Ampersand is the student experience at Emory & Henry College that focuses on integrative learning where students connect what they care about to what they are learning, then design and implement projects that contribute to the common good. Ampersand creates a culture of active, hands-learning in which students connect experiences across disciplines, curricular and co-curricular activities, personal experiences on and off campus, and to the larger world. Ampersand also emphasizes the connections between people-faculty, staff, other students, community partners, alumni-and among different disciplines and activities, creating a "whole" and unique experience for each student.
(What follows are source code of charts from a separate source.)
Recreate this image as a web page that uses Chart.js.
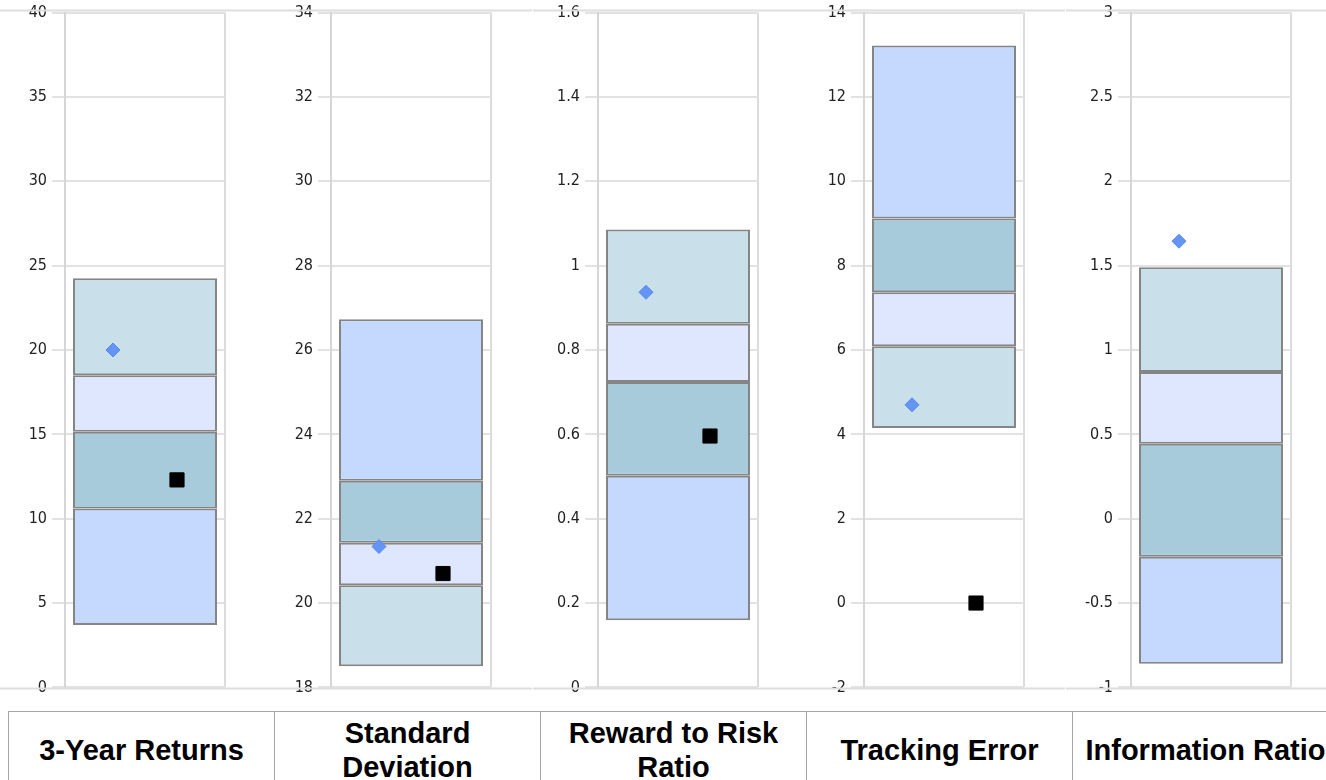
<!DOCTYPE html>
<html>
<head>
<meta charset="utf-8">
<script src="https://cdn.jsdelivr.net/npm/chart.js@4/dist/chart.umd.min.js"></script>
<style>
  html, body { margin: 0; padding: 0; background: #fff; width: 1326px; height: 780px; overflow: hidden; }
  .panel { position: absolute; top: -2px; width: 266px; height: 704px; }
  table {
    position: absolute; top: 711px; left: 8px;
    border-collapse: collapse; table-layout: fixed; width: 1330px;
  }
  td {
    width: 266px; height: 76px; padding: 0 5px; box-sizing: border-box;
    border: 1px solid #a6a6a6; text-align: center; vertical-align: middle;
    font: bold 29px 'Liberation Sans', Arial, sans-serif; line-height: 34px; color: #000;
    white-space: normal; overflow: visible;
  }
</style>
</head>
<body>
<div id="panels"></div>
<table><tr id="hdr"></tr></table>
<script>
// one panel per metric
const metrics = ['3-Year Returns', 'Standard Deviation', 'Reward to Risk Ratio', 'Tracking Error', 'Information Ratio'];
const yMin = [0, 18, 0, -2, -1];
const yMax = [40, 34, 1.6, 14, 3];
const yStep = [5, 2, 0.2, 2, 0.5];

// quartile band edges, bottom to top
const bandEdges = [
    [3.7, 10.6, 15.15, 18.5, 24.25],
    [18.5, 20.42, 21.43, 22.9, 26.73],
    [0.159, 0.502, 0.724, 0.862, 1.086],
    [4.15, 6.09, 7.37, 9.12, 13.22],
    [-0.86, -0.225, 0.445, 0.87, 1.49],
];
const higherIsBetter = [true, false, true, false, true];

const fundValues = [20.0, 21.34, 0.937, 4.70, 1.645];      // blue diamond
const benchmarkValues = [12.3, 20.7, 0.596, 0, null];       // black square

// colours for 1st..4th quartile
const quartileColors = ['#c9e0ea', '#dfe7fe', '#a8cbdc', '#c5d8fd'];

const frameLines = {
    id: 'frameLines',
    beforeDatasetsDraw(chart) {
        const { ctx, scales: { y } } = chart;
        ctx.save();
        ctx.strokeStyle = '#dedede';
        ctx.lineWidth = 2;
        ctx.beginPath();
        ctx.moveTo(0, y.top - 2); ctx.lineTo(chart.width, y.top - 2);
        ctx.moveTo(0, y.bottom + 1); ctx.lineTo(chart.width, y.bottom + 1);
        ctx.stroke();
        ctx.restore();
    }
};

const panels = document.getElementById('panels');
const hdr = document.getElementById('hdr');

metrics.forEach((name, i) => {
    const td = document.createElement('td');
    td.textContent = name;
    hdr.appendChild(td);

    const div = document.createElement('div');
    div.className = 'panel';
    div.style.left = Math.floor(i * 266.5) + 'px';
    const canvas = document.createElement('canvas');
    div.appendChild(canvas);
    panels.appendChild(div);

    const edges = bandEdges[i];
    const bands = [];
    for (let b = 0; b < 4; b++) {
        // band b counted from bottom; quartile depends on direction
        const q = higherIsBetter[i] ? 3 - b : b;
        bands.push({
            type: 'bar',
            data: [[edges[b], edges[b + 1]]],
            backgroundColor: quartileColors[q],
            borderColor: '#858585',
            borderWidth: 2,
            borderSkipped: false,
            grouped: false,
            barPercentage: 0.9,
            categoryPercentage: 1.0,
            order: 2,
        });
    }

    const points = [
        {
            type: 'scatter',
            xAxisID: 'xp',
            data: [{ x: -0.4, y: fundValues[i] }],
            pointStyle: 'rectRot',
            pointRadius: 7,
            backgroundColor: '#6494f5',
            borderColor: '#5a88ea',
            borderWidth: 1,
            order: 0,
        },
        {
            type: 'scatter',
            xAxisID: 'xp',
            data: benchmarkValues[i] === null ? [] : [{ x: 0.4, y: benchmarkValues[i] }],
            pointStyle: 'rect',
            pointRadius: 10,
            backgroundColor: '#000',
            borderColor: '#000',
            borderWidth: 1,
            order: 0,
        },
    ];

    new Chart(canvas, {
        type: 'bar',
        data: { labels: [''], datasets: [...bands, ...points] },
        plugins: [frameLines],
        options: {
            responsive: true,
            maintainAspectRatio: false,
            animation: false,
            layout: { padding: { top: 10, right: 41, bottom: 10, left: 0 } },
            plugins: { legend: { display: false }, tooltip: { enabled: false } },
            scales: {
                x: {
                    ticks: { display: false },
                    grid: { offset: true, color: '#dcdcdc', lineWidth: 2, drawTicks: false },
                    border: { display: false },
                },
                xp: {
                    type: 'linear',
                    min: -1,
                    max: 1,
                    offset: false,
                    display: false,
                },
                y: {
                    min: yMin[i],
                    max: yMax[i],
                    ticks: {
                        stepSize: yStep[i],
                        color: '#222',
                        padding: 5,
                        font: { family: "'DejaVu Sans Condensed', 'DejaVu Sans'", size: 16 },
                        callback: (v) => String(Number(v.toFixed(4))),
                    },
                    grid: { color: '#e2e2e2', lineWidth: 2, tickLength: 13 },
                    border: { display: true, color: '#d6d6d6', width: 2 },
                    afterFit(scale) { scale.width = 65; },
                },
            },
        },
    });
});
</script>
</body>
</html>
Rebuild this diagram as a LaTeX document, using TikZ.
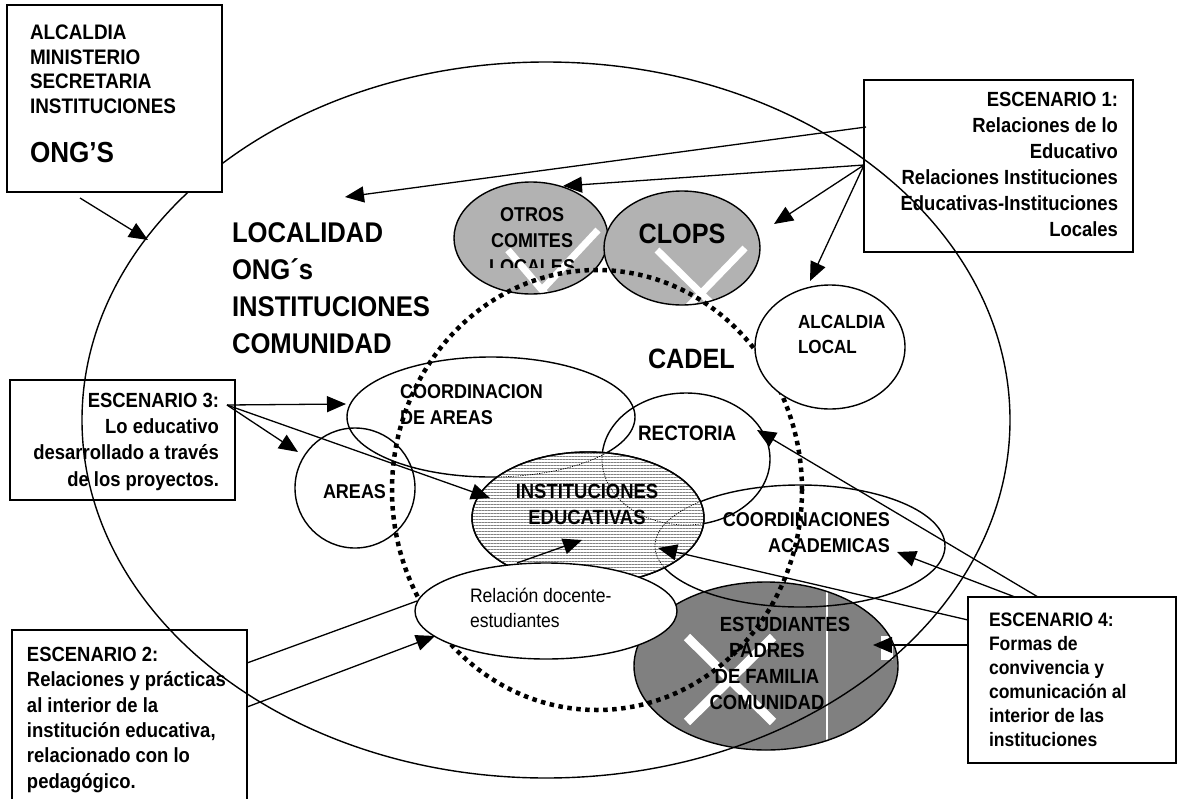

Project-based work is the means to integrative learning; therefore, students are supported in experiential learning opportunities in a variety of settings. Students are introduced to the concept of project-based learning in their Core 100 course, and projects are an integral approach to learning in other core courses and in majors and minors. Some students' work may culminate in a major project; other students may work on a series of projects that represent their endeavors. Projects come in all shapes and sizes, from the more traditional to the wildly experimental. They are found not only embedded in single courses but also extending over several semesters, both inside and outside the classroom. Engaged students-from their classrooms and laboratories to co-curricular activities and service learning-are encouraged to explore, to try out, to share, even to fail, as they pursue their ideas in a multitude of projects from scientific research to creative performances.
Inherent to this process is critical reflection, where students to take time to review their efforts, make connections across classes and activities, and make plans for future work. Critical reflection is the process students use to find greater and additional meaning in their experiences, often through a questioning process which is descriptive, analytical, and critical. It is an additional way for students to interact with and internalize the material and the learning process, and to better understand themselves. It can take many forms including written, oral or artistic, and is often but not always guided by prompts based on the desired student learning outcomes.
Critical reflection is a key component of the learning portfolio, an electronic portfolio that connects student projects to reflection on knowledge, work, curiosity, and personal passion. Learning portfolios are introduced in the Core 100 Self course and utilized in various ways throughout the student's Emory & Henry experience. Students are encouraged to utilize their portfolios as lifelong learning tools.